**WORK TO COMPLETE**
Print again only this span: the line with "Recreate this image", the line with "Arial, Helvetica, sans-serif';", and all lines between them, exactly as given.
— start MATERIAL PROVIDED —
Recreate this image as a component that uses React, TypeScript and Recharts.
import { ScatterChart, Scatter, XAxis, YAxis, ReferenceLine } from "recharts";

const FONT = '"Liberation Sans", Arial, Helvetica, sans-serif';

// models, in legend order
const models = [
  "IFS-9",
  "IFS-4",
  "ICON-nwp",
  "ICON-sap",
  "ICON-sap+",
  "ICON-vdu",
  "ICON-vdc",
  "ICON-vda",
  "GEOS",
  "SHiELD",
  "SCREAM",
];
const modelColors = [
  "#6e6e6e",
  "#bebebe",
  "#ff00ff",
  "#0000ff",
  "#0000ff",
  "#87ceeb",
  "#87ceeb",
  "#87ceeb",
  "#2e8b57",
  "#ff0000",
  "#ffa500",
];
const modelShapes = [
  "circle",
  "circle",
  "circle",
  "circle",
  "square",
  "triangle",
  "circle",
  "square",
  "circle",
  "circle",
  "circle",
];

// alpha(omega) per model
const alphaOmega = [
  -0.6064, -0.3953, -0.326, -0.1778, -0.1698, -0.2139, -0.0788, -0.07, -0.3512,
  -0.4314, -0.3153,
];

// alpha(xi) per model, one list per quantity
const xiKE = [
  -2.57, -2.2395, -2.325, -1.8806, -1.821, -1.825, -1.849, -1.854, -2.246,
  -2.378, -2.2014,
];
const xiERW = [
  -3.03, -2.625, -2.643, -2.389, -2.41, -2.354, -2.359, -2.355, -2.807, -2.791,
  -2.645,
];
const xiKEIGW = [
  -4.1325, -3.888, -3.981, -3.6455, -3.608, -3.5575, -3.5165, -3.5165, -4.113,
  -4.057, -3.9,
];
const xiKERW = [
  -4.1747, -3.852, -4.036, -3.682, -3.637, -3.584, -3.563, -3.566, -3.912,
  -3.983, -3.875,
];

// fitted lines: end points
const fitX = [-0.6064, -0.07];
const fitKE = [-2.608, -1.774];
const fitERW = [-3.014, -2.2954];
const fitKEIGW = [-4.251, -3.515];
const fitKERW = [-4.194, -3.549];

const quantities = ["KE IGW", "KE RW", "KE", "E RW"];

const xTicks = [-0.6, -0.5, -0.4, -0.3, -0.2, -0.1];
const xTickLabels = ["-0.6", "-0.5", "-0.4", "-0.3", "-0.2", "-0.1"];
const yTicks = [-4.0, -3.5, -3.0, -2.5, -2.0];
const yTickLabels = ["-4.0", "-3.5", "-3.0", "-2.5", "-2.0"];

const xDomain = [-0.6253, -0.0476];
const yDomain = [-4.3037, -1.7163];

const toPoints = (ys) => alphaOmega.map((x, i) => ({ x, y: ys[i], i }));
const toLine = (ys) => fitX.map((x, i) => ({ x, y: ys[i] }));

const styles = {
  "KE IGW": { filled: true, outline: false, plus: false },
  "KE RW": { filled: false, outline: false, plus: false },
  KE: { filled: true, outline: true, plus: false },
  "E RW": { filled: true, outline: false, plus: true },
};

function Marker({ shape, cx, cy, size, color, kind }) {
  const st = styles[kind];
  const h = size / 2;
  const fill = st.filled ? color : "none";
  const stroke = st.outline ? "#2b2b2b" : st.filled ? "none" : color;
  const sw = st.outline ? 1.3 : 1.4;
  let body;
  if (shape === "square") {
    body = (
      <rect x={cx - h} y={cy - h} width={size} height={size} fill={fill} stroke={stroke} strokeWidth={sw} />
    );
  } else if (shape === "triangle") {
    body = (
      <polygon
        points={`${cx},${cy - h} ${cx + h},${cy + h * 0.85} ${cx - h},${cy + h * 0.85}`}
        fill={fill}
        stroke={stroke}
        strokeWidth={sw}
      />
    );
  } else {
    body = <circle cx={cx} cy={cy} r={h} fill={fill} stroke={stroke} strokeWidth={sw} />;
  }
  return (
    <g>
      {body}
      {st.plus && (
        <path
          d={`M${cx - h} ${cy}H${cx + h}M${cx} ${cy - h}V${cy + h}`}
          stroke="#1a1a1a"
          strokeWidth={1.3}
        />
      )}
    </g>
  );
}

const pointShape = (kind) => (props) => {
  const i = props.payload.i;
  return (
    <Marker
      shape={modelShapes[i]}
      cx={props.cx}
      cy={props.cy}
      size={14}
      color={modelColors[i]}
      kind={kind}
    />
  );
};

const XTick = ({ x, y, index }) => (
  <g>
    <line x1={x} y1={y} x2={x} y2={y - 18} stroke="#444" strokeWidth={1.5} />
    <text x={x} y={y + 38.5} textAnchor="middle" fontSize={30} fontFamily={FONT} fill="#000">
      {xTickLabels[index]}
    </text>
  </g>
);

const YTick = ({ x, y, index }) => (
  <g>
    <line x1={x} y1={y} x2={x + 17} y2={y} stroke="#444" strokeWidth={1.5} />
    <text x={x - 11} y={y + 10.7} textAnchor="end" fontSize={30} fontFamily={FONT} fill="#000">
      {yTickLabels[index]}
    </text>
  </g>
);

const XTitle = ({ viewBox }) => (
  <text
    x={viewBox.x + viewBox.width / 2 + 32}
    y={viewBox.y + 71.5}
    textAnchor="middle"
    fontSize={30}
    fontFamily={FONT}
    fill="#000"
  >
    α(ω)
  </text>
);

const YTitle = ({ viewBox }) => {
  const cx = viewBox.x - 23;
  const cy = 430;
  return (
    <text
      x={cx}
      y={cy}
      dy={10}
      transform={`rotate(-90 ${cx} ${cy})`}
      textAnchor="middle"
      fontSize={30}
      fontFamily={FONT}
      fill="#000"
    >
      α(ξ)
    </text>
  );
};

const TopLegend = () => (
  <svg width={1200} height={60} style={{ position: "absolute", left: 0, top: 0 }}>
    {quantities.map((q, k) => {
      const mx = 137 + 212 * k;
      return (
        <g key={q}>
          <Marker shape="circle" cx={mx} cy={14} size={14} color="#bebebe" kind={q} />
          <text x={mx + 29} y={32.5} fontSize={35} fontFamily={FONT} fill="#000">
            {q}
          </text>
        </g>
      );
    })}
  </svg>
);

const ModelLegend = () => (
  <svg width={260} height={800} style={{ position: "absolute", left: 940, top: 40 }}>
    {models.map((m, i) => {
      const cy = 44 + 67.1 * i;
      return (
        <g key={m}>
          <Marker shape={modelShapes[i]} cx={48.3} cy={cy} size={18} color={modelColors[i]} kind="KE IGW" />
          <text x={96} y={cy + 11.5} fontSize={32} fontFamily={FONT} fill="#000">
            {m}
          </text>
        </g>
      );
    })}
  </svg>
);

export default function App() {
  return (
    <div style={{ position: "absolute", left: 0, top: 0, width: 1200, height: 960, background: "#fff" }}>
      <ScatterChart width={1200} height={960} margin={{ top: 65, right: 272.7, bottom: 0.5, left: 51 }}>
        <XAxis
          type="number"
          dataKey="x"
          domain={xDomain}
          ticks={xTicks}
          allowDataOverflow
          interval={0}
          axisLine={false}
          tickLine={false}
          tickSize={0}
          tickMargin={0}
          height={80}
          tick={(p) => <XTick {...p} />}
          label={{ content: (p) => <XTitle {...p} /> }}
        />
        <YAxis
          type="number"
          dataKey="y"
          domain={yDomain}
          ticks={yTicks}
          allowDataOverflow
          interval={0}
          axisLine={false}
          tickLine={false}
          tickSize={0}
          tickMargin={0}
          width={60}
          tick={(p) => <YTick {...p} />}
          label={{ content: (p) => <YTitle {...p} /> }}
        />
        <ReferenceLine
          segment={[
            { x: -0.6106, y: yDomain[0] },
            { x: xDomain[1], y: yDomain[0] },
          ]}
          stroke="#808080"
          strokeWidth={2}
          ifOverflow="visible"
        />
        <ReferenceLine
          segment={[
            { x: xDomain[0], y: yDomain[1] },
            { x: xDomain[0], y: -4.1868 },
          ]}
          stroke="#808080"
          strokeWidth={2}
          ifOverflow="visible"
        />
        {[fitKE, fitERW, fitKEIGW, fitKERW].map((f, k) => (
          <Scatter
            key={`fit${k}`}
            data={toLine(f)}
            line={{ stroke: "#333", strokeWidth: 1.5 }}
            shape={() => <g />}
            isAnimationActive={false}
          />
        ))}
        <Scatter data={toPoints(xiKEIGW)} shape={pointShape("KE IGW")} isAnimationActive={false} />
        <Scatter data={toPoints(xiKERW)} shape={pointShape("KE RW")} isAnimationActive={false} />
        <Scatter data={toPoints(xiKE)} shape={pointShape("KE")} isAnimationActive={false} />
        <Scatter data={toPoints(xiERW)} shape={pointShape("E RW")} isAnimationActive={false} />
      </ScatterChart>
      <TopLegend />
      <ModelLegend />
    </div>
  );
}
— end MATERIAL PROVIDED —
— start MATERIAL PROVIDED —
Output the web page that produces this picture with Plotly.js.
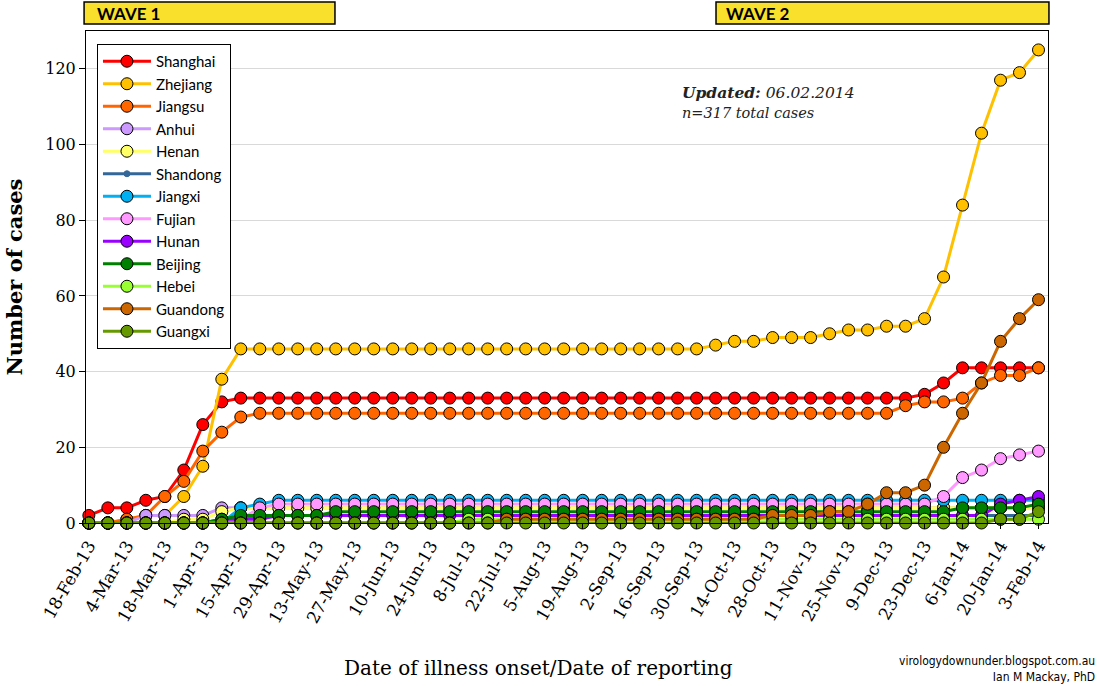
— end MATERIAL PROVIDED —
**RESPONSE TO THIS TASK**
Recreate this image as a component that uses React, TypeScript and Recharts.
import { ScatterChart, Scatter, XAxis, YAxis, ReferenceLine } from "recharts";

const FONT = '"Liberation Sans", Arial, Helvetica, sans-serif';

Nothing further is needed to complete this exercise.